Scenes from practice: Yes, there are more shooters. Yes, they are young

Golden

Senior Alexa Golden is by far the Flashes’ most experienced player, having started 74 games and averaged 27.1 minutes a game in her three years. (Photo from KSU website.)

Just a few minutsz into practice earlier this month, Kent State freshman forward Lindsey Thall had the ball about 24 feet from the basketball. No one was within five feet of her.

She didn’t hesitate. Shot. Basket.

Minutes later, she did it again.

Later in the practice, senior center Merissa Barber-Smith set a screen for freshman point guard Asiah Dingle, then rolled to the basket. Dingle passed to her in stride. Another score.

“We didn’t have a guard that was going to execute that last year,” coach Todd Starkey said after practice. “They probably wouldn’t have seen it. If they did, they probably would have been late, and it was probably going to be a turnover.”

There’s no question that this is a different team than last season’s. The personnel is very different. Gone are Jordan Korinek, McKenna Stephes sand Naddiyah Cross, who started a combined 286 games in their careers. Arrived is a heralded five-memer freshman class and transfers from two top community college programs.

But the style of play will be different, too. Practice made that evident.

Start with Thall’s three-pointers. She’s 6-2, and led Strongsville High School’s regional finalist team in three-point shooting last season. Starkey says all five freshman can shoot well from that distance. The coach says that senior Alexa Golden is recovered from the leg problems she fought the last six weeks of last season. She’s shooting as well as well as she did when she led the team in three-point percentage (41.2) two years ago, he said. Junior guards Megan Carter and Ali Poole also have shown three-point ability.

That shooting is something we haven’t seen in many years. The Flashes have been near the bottom of the MAC in three-point shooting percentage and three-pointers per game for most of the last seven years.

Cross could be a good passer at the point. But she scored fewer than five points in 23 of Kent’s 32 games last season. It’s clear Starkey expects a lot more points than that from Dingle, who averaged 19.5 for a state championship team in Massachusetts last season.

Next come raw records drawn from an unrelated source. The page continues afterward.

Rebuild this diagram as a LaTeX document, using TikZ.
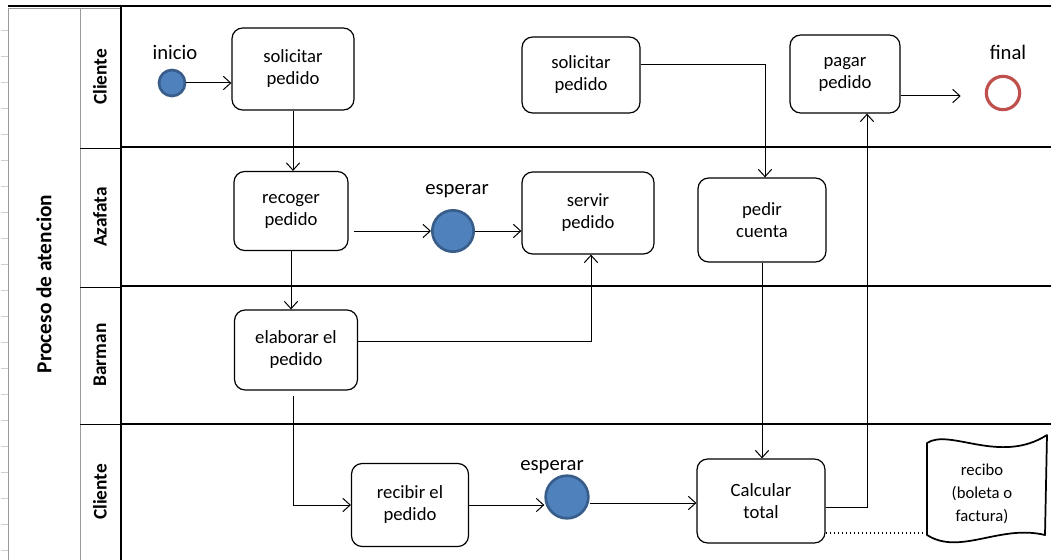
\documentclass[tikz,border=0pt]{standalone}
\usepackage{fontspec}
\setmainfont{Carlito}
\usetikzlibrary{arrows.meta,calc}
\definecolor{bluefill}{HTML}{4F81BD}
\definecolor{blueedge}{HTML}{385D8A}
\definecolor{redring}{HTML}{C0504D}
\definecolor{gridgray}{HTML}{9A9A9A}
\definecolor{tickgray}{HTML}{D0D0D0}
\begin{document}
\begin{tikzpicture}[x=0.75pt,y=-0.75pt,
  act/.style={draw, line width=0.9pt, rounded corners=8pt, fill=white, align=center,
    inner sep=0pt, font=\fontsize{14}{16.5}\selectfont},
  startev/.style={circle, fill=bluefill, draw=blueedge, line width=2pt, inner sep=0pt},
  endev/.style={circle, draw=redring, line width=2.4pt, fill=white, inner sep=0pt,
    minimum size=25pt},
  flow/.style={draw, line width=0.75pt, -{Straight Barb[length=5.5pt,width=10pt]}},
  lanesep/.style={line width=2.2pt},
  frame/.style={draw=gridgray, line width=0.6pt},
  lanelbl/.style={rotate=90, font=\fontsize{14.5}{16}\selectfont\bfseries},
  evlbl/.style={font=\fontsize{15.5}{17}\selectfont},
  doc/.style={align=center, font=\fontsize{12.5}{17.5}\selectfont, inner sep=0pt}]

\useasboundingbox (0,0) rectangle (1051,560);

% faint grid ticks along the left edge
\foreach \t in {30,56,82,108,134,160,186,212,238,264,290,316,342,368,394,420,446,472,498,524,550}
  \draw[tickgray, line width=0.5pt] (1,\t) -- (8,\t);

% pool and lane header columns
\draw[frame] (8,8) rectangle (80,562);
\draw[frame] (80,8) rectangle (120,562);
\foreach \y in {148,287,424}
  \draw[line width=0.6pt] (80,\y) -- (120,\y);

\node[rotate=90, font=\fontsize{16}{18}\selectfont\bfseries] (pool) at (44,284) {Proceso de atencion};
\node[lanelbl] (l1) at (100,77) {Cliente};
\node[lanelbl] (l2) at (100,217) {Azafata};
\node[lanelbl] (l3) at (100,355) {Barman};
\node[lanelbl] (l4) at (100,492) {Cliente};

% lane boundaries
\draw[lanesep] (8,6) -- (1051,6);
\draw[lanesep] (121,6) -- (121,562);
\foreach \y in {147,286,424}
  \draw[lanesep] (121,\y) -- (1051,\y);

% activities
\node[act, minimum width=122*0.75pt, minimum height=82*0.75pt] (sol1) at (293,69) {solicitar\\pedido};
\node[act, minimum width=118*0.75pt, minimum height=76*0.75pt] (sol2) at (581,75) {solicitar\\pedido};
\node[act, minimum width=110*0.75pt, minimum height=78*0.75pt] (pagar) at (845,74) {pagar\\pedido};
\node[act, minimum width=114*0.75pt, minimum height=79*0.75pt] (recoger) at (291,211) {recoger\\pedido};
\node[act, minimum width=132*0.75pt, minimum height=82*0.75pt] (servir) at (588,213) {servir\\pedido};
\node[act, minimum width=128*0.75pt, minimum height=84*0.75pt] (pedir) at (762,220) {pedir\\cuenta};
\node[act, minimum width=123*0.75pt, minimum height=80*0.75pt] (elab) at (296,350) {elaborar el\\pedido};
\node[act, minimum width=117*0.75pt, minimum height=83*0.75pt] (recibir) at (410,505) {recibir el\\pedido};
\node[act, minimum width=128*0.75pt, minimum height=84*0.75pt] (calc) at (761,501) {Calcular\\total};

% events
\node[startev, minimum size=19.5pt] (inicio) at (172,83) {};
\node[startev, minimum size=31pt] (esp1) at (453,231) {};
\node[startev, minimum size=32pt] (esp2) at (567,497) {};
\node[endev] (final) at (1003,93) {};

\node[evlbl] (tinicio) at (175,52) {inicio};
\node[evlbl] (tfinal) at (1008,52) {final};
\node[evlbl] (tesp1) at (457,191) {esperar};
\node[evlbl] (tesp2) at (552,467) {esperar};

% document
\node[doc] (recibo) at (982,494) {recibo\\(boleta o\\factura)};
\draw[line width=1.3pt, line join=round]
  (927,443) .. controls (950,428) and (1000,465) .. (1047,435)
  -- (1045,535)
  .. controls (1000,524) and (960,556) .. (927,535) -- cycle;
\coordinate (recW) at (925,533);

% sequence flows
\draw[flow] (inicio.east) -- (inicio.east -| sol1.west);
\draw[flow] (sol1.south) -- (sol1.south |- recoger.north);
\draw[flow, shorten <=4pt] (recoger.east |- esp1) -- (esp1.west);
\draw[flow] (esp1.east) -- (esp1.east -| servir.west);
\draw[flow] (recoger.south) -- (recoger.south |- elab.north);
\draw[flow] ([yshift=6.75pt]elab.east) -| ([xshift=2.25pt]servir.south);
\draw[flow, shorten <=4pt] ([xshift=-2.25pt]elab.south) |- (recibir.west);
\draw[flow] (recibir.east) -- (recibir.east -| esp2.west);
\draw[flow] ([yshift=-4.5pt]esp2.east) -- ([yshift=-4.5pt]esp2.east -| calc.west);
\draw[flow] ([yshift=7.5pt]sol2.east) -| ([xshift=2.25pt]pedir.north);
\draw[flow] (pedir.south) -- (pedir.south |- calc.north);
\draw[flow] ([yshift=-4.5pt]calc.east) -| ([xshift=16.5pt]pagar.south);
\draw[flow, shorten >=18pt] ([yshift=-16.5pt]pagar.east) -- ([yshift=-16.5pt]pagar.east -| final.west);
\draw[line width=1pt, dotted] ([yshift=-24pt]calc.east) -- (recW);
\end{tikzpicture}
\end{document}
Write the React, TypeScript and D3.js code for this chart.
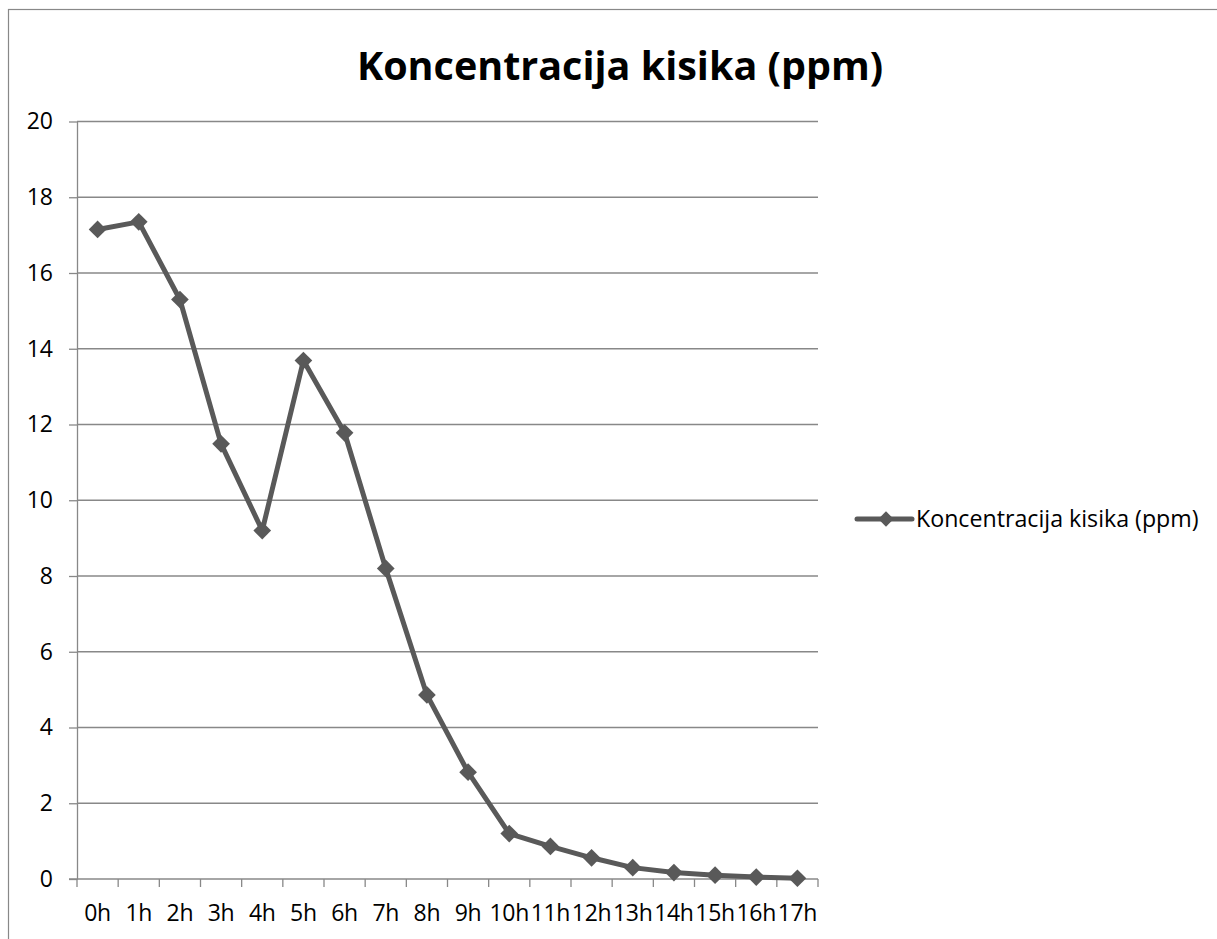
import React, {useEffect, useRef} from "react";
import * as d3 from "d3";

const hours = ["0h", "1h", "2h", "3h", "4h", "5h", "6h", "7h", "8h", "9h", "10h", "11h", "12h", "13h", "14h", "15h", "16h", "17h"];
const oxygen = [17.15, 17.35, 15.3, 11.49, 9.2, 13.69, 11.78, 8.2, 4.86, 2.82, 1.2, 0.86, 0.56, 0.3, 0.17, 0.1, 0.05, 0.02];
const yTicks = [0, 2, 4, 6, 8, 10, 12, 14, 16, 18, 20];
const seriesName = "Koncentracija kisika (ppm)";
const chartTitle = "Koncentracija kisika (ppm)";

const W = 1217;
const H = 939;
const FONT = "'Open Sans', 'DejaVu Sans', sans-serif";

const App: React.FC = () => {
	const svgRef = useRef<SVGSVGElement>(null);

	useEffect(() => {
		const svg = d3.select(svgRef.current);
		svg.selectAll("*").remove();

		const plot = {left: 77, right: 818, top: 121.5, bottom: 879};
		const lineColor = "#595959";
		const gridColor = "#888888";

		// outer chart frame (runs off the page on the right and bottom)
		svg.append("rect")
			.attr("x", 8.5)
			.attr("y", 9.5)
			.attr("width", W + 40)
			.attr("height", H + 40)
			.attr("fill", "#fff")
			.attr("stroke", gridColor)
			.attr("stroke-width", 1.2);

		const x = d3.scaleBand<string>().domain(hours).range([plot.left, plot.right]);
		const y = d3.scaleLinear().domain([0, 20]).range([plot.bottom, plot.top]);

		// gridlines
		svg.append("g")
			.selectAll("line")
			.data(yTicks.filter((t) => t > 0))
			.enter()
			.append("line")
			.attr("x1", plot.left)
			.attr("x2", plot.right)
			.attr("y1", (d) => y(d))
			.attr("y2", (d) => y(d))
			.attr("stroke", gridColor)
			.attr("stroke-width", 1.3);

		// Y axis
		const yAxis = svg.append("g")
			.attr("transform", `translate(${plot.left},0)`)
			.call(d3.axisLeft(y).tickValues(yTicks).tickSize(8).tickPadding(16).tickSizeOuter(0));
		yAxis.select(".domain").attr("stroke", gridColor).attr("stroke-width", 1.3);
		yAxis.selectAll(".tick line").attr("stroke", gridColor).attr("stroke-width", 1.3);
		yAxis.selectAll(".tick text")
			.attr("fill", "#000")
			.style("font-family", FONT)
			.style("font-size", "23px");

		// X axis: ticks at band boundaries
		const xAxis = svg.append("g").attr("transform", `translate(0,${plot.bottom})`);
		xAxis.append("line")
			.attr("x1", plot.left - 8)
			.attr("x2", plot.right)
			.attr("stroke", gridColor)
			.attr("stroke-width", 1.3);
		const bounds = hours.map((h) => x(h) as number).concat([plot.right]);
		xAxis.selectAll(".xt")
			.data(bounds)
			.enter()
			.append("line")
			.attr("class", "xt")
			.attr("x1", (d) => d)
			.attr("x2", (d) => d)
			.attr("y1", 0)
			.attr("y2", 8)
			.attr("stroke", gridColor)
			.attr("stroke-width", 1.3);
		xAxis.selectAll(".xl")
			.data(hours)
			.enter()
			.append("text")
			.attr("class", "xl")
			.attr("x", (d) => (x(d) as number) + x.bandwidth() / 2)
			.attr("y", 42)
			.attr("text-anchor", "middle")
			.style("font-family", FONT)
			.style("font-size", "23px")
			.style("letter-spacing", "-0.3px")
			.attr("fill", "#000")
			.text((d) => d);

		// series line
		const pts = hours.map((h, i) => ({h, v: oxygen[i]}));
		const line = d3
			.line<{h: string; v: number}>()
			.x((d) => (x(d.h) as number) + x.bandwidth() / 2)
			.y((d) => y(d.v));
		svg.append("path")
			.datum(pts)
			.attr("fill", "none")
			.attr("stroke", lineColor)
			.attr("stroke-width", 5)
			.attr("stroke-linejoin", "round")
			.attr("d", line);

		const diamond = d3.symbol().type(d3.symbolDiamond2).size(200);
		svg.append("g")
			.selectAll("path")
			.data(pts)
			.enter()
			.append("path")
			.attr("transform", (d) => `translate(${(x(d.h) as number) + x.bandwidth() / 2},${y(d.v)})`)
			.attr("d", diamond)
			.attr("fill", lineColor);

		// legend
		const lg = svg.append("g").attr("transform", "translate(857,519)");
		lg.append("line")
			.attr("x1", 0)
			.attr("x2", 55)
			.attr("stroke", lineColor)
			.attr("stroke-width", 5)
			.attr("stroke-linecap", "round");
		lg.append("path")
			.attr("transform", "translate(29,0)")
			.attr("d", d3.symbol().type(d3.symbolDiamond2).size(150)())
			.attr("fill", lineColor);
		lg.append("text")
			.attr("x", 59)
			.attr("y", 8)
			.style("font-family", FONT)
			.style("font-size", "23.2px")
			.attr("fill", "#000")
			.text(seriesName);

		// title
		svg.append("text")
			.attr("x", 620)
			.attr("y", 80)
			.attr("text-anchor", "middle")
			.style("font-family", FONT)
			.style("font-size", "39.5px")
			.style("font-weight", "bold")
			.attr("fill", "#000")
			.text(chartTitle);
	}, []);

	return (
		<svg
			ref={svgRef}
			width={W}
			height={H}
			style={{position: "absolute", left: 0, top: 0, display: "block"}}
		/>
	);
};

export default App;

An emphasis in practice that day I visited was on breaking full-court pressure. The idea was the push the ball and score quickly. Starkey wants the team to average well into the 70s this season. Last year it averaged 62.

At a break in practice, the coach looked over at me and said, “We have shooters. The scores may be 100-98 — us on top, of course. But we have shooters.”

Later, he told his team during a stoppage, “The offense looks a lot better than it is because the defense is so crappy.”

The coach has repeatedly said that college defense is the hardest thing for good high school players to learn.

The team certainly is a work in progress. Results on the press-break drills were, shall we say, mixed. Starkey was in full teaching mode, something he’s very good at. Several times he’d stop play and walk a player to the spot where he wanted her on the floor, explaining what she needs to do there.

At one point, he told Golden, the most experienced player on the team, “You’re playing with three freshmen. You have to know what you’re supposed to do out of the huddle, and make sure they know.”

Then he turned to the freshmen and said, “That’s no excuse for you, though.”

But there is no doubt that he likes what he’s seen so far from his recruiting class.

“I’m optimistic about what we have in place, and I think  we’re a little bit ahead of where I thought we’d be,” Starkey said. “I really like our top eight or nine.

“I think we’ve got more depth as far as ability to come in off the bench and impact the game. I think in the past our bench has kind of been to give somebody a little breather. Now when we bring somebody off the bench, and, if they’re playing well, they can stay out there.”

So who starts?

I can’t predict the lineup. I’m not sure Starkey could, either. But here’s a guess on where the starters will come from:

POINT GUARD: I’ll be astonished if Dingle doesnt’ start. I expect her to start 115  games before she graduates. But Starkey also has made it clear he’s high on Mariah Modkins, a 5-foot guard who quarterbacked Solon to the state finals last season. She’s more for a distributor, the coach says, though she can score — perhaps more than Cross but much less than Dingle.

SHOOTING GUARD AND WING: The Flashes’ depth is here. Golden, Carter and Poole all have started. Freshman Hannah Young, Class 3A player of the year in Virginia as a junior, is another shooter. I could see her starting at some point this season. Freshman Annie Pavlansky averaged 21.5 as a senior at Lakeview High School in Cortland. I expect Golden will start, but at least three others will play starters’ minutes.

POST: Barber-Smith, the squad’s tallest player, should see far more playing time than she has so far in her career. Thall will certainly play a lot. And Sydney Brinlee was the second-leading rebounder on a team than was runner-up at the Division II NCAA Junior College Tournament last year. Two of those three will start, and not necessarily the same two all of the time.